→ EXERCISE MATERIALS:
(begin)

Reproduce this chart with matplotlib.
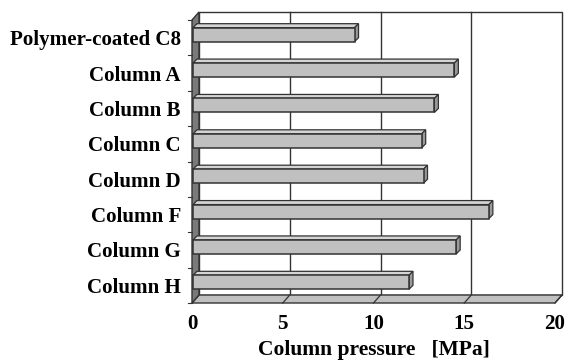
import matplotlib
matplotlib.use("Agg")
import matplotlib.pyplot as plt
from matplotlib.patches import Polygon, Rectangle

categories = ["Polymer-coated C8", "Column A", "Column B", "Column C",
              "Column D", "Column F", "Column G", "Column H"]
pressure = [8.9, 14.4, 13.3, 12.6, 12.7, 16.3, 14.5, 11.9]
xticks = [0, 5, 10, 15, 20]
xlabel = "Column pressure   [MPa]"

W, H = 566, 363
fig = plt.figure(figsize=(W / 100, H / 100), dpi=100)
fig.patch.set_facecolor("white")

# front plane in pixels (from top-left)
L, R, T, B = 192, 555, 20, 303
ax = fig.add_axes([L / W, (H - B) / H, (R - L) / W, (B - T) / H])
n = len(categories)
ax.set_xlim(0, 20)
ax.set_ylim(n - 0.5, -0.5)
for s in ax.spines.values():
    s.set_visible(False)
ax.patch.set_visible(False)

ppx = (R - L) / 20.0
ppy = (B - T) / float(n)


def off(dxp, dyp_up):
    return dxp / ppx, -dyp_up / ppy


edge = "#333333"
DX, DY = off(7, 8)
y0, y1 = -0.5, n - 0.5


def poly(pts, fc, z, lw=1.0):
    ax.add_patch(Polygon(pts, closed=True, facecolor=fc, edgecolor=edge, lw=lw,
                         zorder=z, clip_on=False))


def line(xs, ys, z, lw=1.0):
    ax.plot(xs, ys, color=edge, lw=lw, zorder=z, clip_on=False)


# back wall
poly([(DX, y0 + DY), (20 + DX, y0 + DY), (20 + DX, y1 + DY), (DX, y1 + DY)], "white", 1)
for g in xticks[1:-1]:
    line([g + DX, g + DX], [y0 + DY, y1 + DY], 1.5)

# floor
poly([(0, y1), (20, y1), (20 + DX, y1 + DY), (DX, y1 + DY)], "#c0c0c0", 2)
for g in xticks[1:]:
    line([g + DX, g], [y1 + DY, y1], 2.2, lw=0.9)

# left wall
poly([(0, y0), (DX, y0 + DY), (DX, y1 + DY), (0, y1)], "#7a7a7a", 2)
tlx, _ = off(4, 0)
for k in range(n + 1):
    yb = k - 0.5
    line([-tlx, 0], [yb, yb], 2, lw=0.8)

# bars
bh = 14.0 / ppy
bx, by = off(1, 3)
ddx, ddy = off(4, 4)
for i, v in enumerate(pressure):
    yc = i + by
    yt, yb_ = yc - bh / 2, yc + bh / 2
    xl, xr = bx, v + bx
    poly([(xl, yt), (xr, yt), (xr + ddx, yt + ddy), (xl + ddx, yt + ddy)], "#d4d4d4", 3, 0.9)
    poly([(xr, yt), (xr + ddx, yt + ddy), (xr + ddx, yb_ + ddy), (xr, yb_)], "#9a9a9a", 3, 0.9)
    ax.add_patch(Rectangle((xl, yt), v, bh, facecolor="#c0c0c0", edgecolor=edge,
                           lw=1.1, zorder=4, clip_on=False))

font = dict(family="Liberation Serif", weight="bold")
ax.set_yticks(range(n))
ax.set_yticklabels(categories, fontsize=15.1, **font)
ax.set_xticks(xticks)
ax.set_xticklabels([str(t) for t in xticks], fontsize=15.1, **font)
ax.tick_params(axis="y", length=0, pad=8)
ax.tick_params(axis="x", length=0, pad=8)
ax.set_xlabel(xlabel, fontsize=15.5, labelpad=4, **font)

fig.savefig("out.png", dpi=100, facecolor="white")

(end)
(begin)

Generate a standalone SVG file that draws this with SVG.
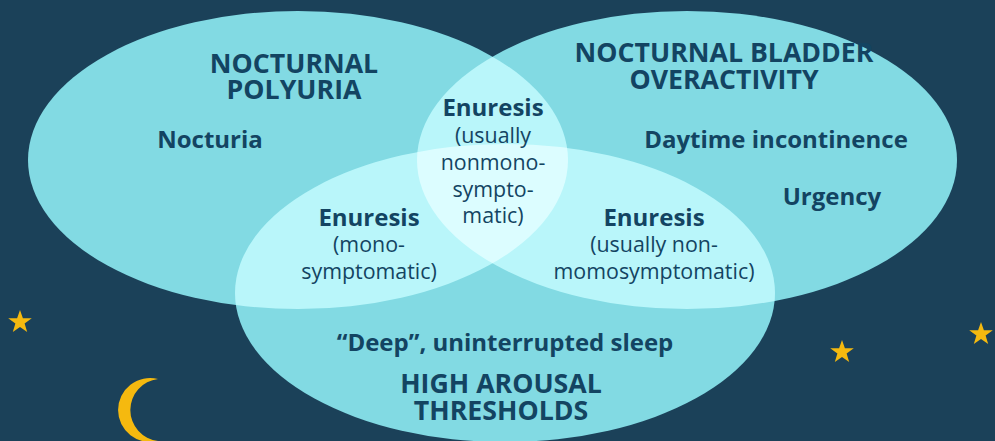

(end)
(begin)

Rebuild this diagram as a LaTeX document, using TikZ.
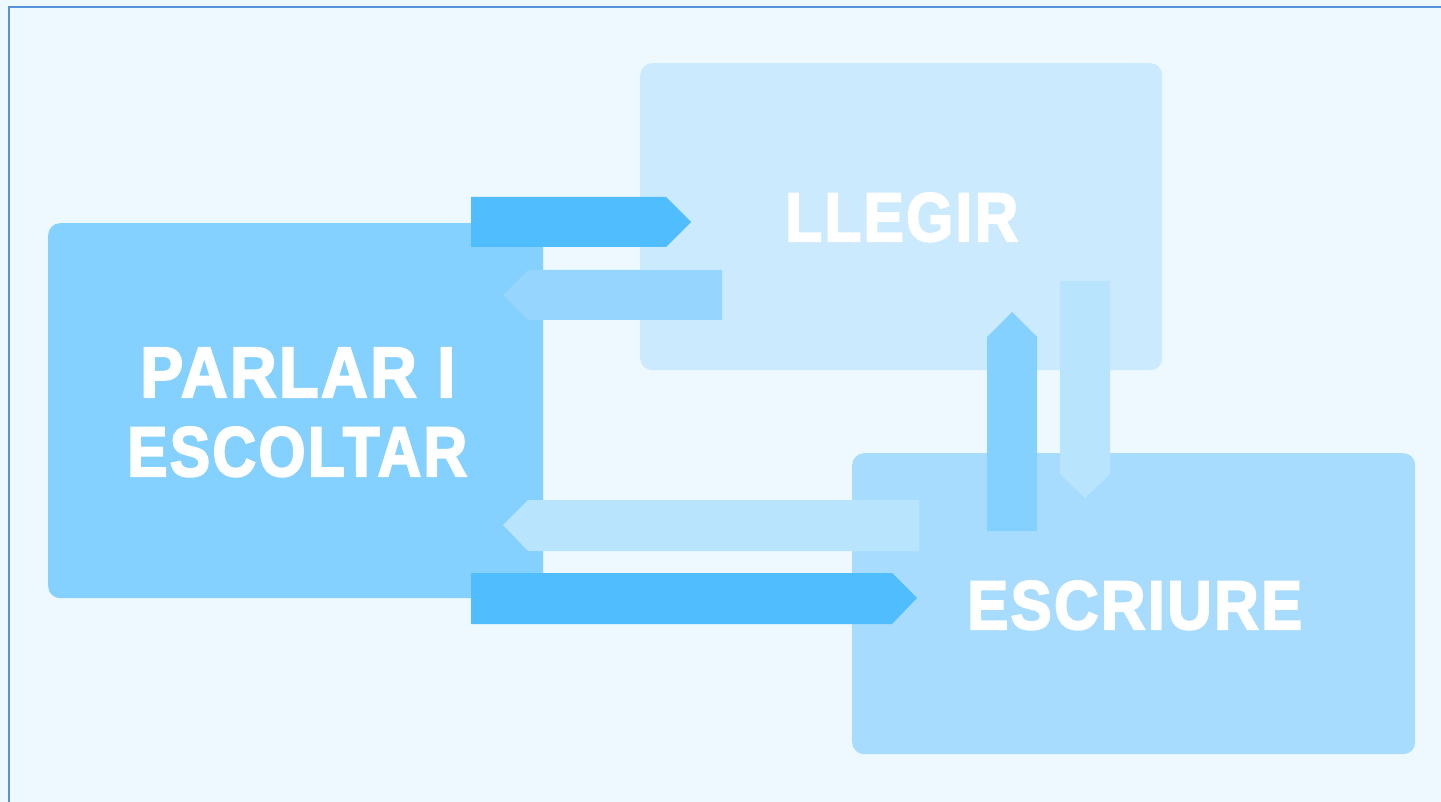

(end)

→ PROBLEM DETAILS:
Identify each line in the records above that contains the word "this", and copy it out in full.

→ THE RESULT:
Reproduce this chart with matplotlib.
Generate a standalone SVG file that draws this with SVG.
Rebuild this diagram as a LaTeX document, using TikZ.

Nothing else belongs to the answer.